* Begin DATA TO USE *

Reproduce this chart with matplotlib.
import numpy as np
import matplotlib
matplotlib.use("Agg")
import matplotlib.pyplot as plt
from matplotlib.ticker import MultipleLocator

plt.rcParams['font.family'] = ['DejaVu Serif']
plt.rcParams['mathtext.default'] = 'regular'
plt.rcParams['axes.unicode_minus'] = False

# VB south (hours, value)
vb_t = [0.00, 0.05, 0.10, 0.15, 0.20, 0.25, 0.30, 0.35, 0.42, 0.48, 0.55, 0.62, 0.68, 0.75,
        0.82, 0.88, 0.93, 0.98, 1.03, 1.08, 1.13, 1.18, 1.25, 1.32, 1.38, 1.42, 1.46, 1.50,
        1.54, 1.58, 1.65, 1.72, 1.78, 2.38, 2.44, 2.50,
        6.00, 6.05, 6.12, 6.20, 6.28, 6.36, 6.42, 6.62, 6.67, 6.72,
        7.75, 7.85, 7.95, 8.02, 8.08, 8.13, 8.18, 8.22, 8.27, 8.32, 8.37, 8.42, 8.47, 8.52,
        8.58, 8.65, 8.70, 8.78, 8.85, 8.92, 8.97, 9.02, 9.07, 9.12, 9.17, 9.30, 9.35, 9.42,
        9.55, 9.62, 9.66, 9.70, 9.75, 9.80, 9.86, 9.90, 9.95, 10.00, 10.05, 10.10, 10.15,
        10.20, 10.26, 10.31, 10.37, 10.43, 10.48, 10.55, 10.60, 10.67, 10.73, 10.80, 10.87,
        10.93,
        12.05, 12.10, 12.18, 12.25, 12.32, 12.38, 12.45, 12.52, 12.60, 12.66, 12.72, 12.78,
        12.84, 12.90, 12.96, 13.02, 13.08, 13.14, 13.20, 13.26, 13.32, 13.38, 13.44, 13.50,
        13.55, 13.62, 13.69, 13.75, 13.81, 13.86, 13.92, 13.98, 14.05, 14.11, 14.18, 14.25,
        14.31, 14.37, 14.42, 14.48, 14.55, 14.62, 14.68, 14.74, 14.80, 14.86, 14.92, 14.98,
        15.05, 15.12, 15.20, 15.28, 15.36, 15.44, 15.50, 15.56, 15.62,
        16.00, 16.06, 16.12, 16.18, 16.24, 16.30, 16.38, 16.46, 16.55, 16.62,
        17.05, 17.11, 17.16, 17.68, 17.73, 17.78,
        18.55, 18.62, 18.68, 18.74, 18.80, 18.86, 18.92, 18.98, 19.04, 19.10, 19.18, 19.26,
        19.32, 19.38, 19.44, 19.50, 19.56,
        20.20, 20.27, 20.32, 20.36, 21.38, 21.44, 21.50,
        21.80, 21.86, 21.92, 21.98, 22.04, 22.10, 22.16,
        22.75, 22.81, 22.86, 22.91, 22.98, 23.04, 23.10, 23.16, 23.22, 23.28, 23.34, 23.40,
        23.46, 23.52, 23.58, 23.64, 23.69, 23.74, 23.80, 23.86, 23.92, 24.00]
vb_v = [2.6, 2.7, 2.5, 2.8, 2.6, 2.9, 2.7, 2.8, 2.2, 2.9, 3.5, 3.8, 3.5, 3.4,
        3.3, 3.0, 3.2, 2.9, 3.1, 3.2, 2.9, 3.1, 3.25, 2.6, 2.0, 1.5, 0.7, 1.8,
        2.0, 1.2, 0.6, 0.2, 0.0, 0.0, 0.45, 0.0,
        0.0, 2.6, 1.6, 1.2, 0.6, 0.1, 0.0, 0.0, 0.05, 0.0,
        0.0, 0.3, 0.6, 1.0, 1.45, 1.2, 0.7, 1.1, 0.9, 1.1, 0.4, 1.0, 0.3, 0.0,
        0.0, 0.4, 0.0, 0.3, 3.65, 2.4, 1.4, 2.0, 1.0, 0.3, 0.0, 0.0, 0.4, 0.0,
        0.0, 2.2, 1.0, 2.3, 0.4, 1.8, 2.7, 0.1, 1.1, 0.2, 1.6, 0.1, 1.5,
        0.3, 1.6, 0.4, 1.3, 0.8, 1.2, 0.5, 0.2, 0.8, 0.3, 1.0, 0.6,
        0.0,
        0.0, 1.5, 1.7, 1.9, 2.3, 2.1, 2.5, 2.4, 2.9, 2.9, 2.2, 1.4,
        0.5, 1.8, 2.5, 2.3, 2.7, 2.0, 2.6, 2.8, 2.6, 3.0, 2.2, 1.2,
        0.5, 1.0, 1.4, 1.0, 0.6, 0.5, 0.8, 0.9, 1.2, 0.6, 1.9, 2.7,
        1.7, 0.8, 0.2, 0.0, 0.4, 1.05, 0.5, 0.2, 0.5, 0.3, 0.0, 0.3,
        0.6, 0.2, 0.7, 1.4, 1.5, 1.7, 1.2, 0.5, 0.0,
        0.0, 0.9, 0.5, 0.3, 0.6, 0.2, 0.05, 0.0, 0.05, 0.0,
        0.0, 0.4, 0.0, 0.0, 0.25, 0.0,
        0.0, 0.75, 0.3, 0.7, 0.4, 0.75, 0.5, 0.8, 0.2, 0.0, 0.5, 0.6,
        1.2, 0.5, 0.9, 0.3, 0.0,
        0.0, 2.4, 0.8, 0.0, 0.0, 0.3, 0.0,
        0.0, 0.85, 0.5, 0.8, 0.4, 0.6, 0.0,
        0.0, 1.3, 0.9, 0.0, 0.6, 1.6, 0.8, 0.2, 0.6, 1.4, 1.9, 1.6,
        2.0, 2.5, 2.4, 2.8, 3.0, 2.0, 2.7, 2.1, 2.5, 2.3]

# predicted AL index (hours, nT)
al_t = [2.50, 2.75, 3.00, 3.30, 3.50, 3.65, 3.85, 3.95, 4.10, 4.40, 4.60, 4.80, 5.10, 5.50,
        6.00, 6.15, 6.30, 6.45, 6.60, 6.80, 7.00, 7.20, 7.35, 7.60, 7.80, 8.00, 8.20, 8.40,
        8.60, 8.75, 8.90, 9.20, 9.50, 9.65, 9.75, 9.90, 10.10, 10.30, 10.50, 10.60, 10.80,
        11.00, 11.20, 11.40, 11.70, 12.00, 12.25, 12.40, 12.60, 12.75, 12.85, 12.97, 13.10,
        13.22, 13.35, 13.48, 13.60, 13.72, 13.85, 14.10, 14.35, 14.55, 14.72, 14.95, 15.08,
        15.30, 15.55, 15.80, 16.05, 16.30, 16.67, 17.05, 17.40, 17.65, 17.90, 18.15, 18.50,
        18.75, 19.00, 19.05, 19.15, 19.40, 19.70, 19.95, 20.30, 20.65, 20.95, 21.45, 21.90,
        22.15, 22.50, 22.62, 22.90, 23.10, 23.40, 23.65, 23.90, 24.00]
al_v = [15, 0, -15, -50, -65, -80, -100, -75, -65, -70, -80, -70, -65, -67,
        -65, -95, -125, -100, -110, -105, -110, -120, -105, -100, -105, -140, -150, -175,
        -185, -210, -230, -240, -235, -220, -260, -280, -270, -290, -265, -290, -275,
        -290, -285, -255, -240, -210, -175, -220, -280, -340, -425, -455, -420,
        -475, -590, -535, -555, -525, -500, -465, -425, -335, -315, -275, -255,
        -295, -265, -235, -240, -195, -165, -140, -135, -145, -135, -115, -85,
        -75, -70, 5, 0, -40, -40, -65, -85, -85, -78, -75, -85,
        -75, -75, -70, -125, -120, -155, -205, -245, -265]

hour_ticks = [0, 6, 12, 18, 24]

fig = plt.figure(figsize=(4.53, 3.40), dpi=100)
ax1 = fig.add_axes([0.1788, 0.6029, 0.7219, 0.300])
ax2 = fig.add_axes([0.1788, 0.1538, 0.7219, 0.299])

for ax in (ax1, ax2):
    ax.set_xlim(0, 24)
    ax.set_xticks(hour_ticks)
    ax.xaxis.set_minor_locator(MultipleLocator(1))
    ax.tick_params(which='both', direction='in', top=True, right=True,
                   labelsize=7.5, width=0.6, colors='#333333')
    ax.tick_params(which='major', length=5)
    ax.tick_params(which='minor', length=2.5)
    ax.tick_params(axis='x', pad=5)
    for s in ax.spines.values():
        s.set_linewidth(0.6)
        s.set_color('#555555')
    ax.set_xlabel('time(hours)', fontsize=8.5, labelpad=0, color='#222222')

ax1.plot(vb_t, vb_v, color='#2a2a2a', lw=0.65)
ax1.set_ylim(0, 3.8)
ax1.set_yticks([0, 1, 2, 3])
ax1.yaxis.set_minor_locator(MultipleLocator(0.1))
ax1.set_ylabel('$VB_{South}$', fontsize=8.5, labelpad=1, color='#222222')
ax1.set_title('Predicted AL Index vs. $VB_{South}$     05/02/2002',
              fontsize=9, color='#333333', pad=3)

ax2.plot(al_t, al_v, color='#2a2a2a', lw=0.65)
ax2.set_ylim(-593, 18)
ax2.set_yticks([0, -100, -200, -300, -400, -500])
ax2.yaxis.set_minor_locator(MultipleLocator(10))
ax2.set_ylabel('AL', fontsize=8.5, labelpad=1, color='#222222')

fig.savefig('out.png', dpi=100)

* End DATA TO USE *
* Begin DATA TO USE *

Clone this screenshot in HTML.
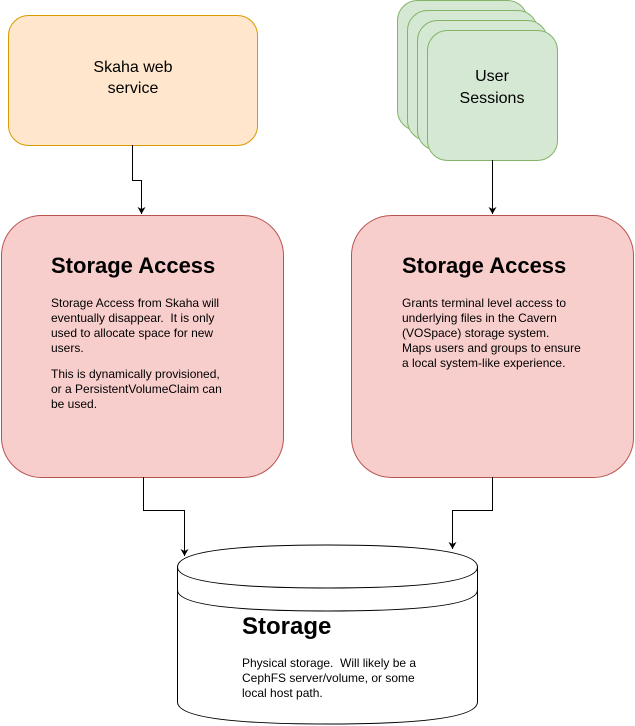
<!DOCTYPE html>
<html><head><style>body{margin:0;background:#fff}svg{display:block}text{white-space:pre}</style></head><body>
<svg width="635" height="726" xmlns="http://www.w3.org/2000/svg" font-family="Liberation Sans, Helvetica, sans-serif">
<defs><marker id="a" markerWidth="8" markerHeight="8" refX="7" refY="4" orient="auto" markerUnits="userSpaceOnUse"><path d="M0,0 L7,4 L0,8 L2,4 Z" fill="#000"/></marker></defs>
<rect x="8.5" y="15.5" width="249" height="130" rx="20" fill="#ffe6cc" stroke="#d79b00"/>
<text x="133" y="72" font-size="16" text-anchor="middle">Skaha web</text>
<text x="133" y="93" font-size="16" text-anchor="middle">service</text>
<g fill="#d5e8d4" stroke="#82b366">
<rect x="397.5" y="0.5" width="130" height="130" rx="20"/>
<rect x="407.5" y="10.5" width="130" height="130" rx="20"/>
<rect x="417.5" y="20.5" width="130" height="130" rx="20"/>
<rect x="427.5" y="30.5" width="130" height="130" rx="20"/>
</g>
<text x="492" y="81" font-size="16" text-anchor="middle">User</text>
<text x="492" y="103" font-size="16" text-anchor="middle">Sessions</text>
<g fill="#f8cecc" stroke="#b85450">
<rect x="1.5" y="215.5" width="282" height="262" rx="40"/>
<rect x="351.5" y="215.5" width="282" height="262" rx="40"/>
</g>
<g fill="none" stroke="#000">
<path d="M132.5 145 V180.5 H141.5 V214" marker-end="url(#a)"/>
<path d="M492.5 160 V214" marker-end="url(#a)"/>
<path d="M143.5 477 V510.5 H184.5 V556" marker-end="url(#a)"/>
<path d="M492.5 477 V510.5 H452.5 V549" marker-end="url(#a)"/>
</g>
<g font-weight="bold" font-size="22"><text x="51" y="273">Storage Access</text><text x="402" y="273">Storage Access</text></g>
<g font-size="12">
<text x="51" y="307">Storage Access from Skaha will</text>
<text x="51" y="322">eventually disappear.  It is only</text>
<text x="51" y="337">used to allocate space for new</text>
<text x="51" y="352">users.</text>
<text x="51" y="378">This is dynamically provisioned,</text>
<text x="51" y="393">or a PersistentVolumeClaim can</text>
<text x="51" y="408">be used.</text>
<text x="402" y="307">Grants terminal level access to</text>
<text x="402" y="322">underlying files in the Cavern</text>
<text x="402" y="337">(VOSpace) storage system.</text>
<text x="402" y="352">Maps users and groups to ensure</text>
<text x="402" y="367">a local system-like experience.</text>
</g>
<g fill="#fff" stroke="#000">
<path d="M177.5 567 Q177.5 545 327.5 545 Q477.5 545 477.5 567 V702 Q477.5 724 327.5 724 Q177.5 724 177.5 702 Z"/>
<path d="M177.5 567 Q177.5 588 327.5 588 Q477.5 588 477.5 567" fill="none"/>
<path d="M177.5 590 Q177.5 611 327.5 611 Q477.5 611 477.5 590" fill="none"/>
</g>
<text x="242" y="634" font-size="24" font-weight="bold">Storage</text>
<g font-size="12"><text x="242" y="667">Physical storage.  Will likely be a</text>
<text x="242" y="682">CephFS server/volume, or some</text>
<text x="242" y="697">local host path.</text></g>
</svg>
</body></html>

* End DATA TO USE *

*GIVEN EXERCISE*: Look back at the data above. Transcribe exactly the lines starting at the line that contains "Reproduce this chart with matplotlib." and ending at the line that contains "plt.rcParams['axes.unicode_minus'] = False".

*RESULT OF THIS TASK*:
Reproduce this chart with matplotlib.
import numpy as np
import matplotlib
matplotlib.use("Agg")
import matplotlib.pyplot as plt
from matplotlib.ticker import MultipleLocator

plt.rcParams['font.family'] = ['DejaVu Serif']
plt.rcParams['mathtext.default'] = 'regular'
plt.rcParams['axes.unicode_minus'] = False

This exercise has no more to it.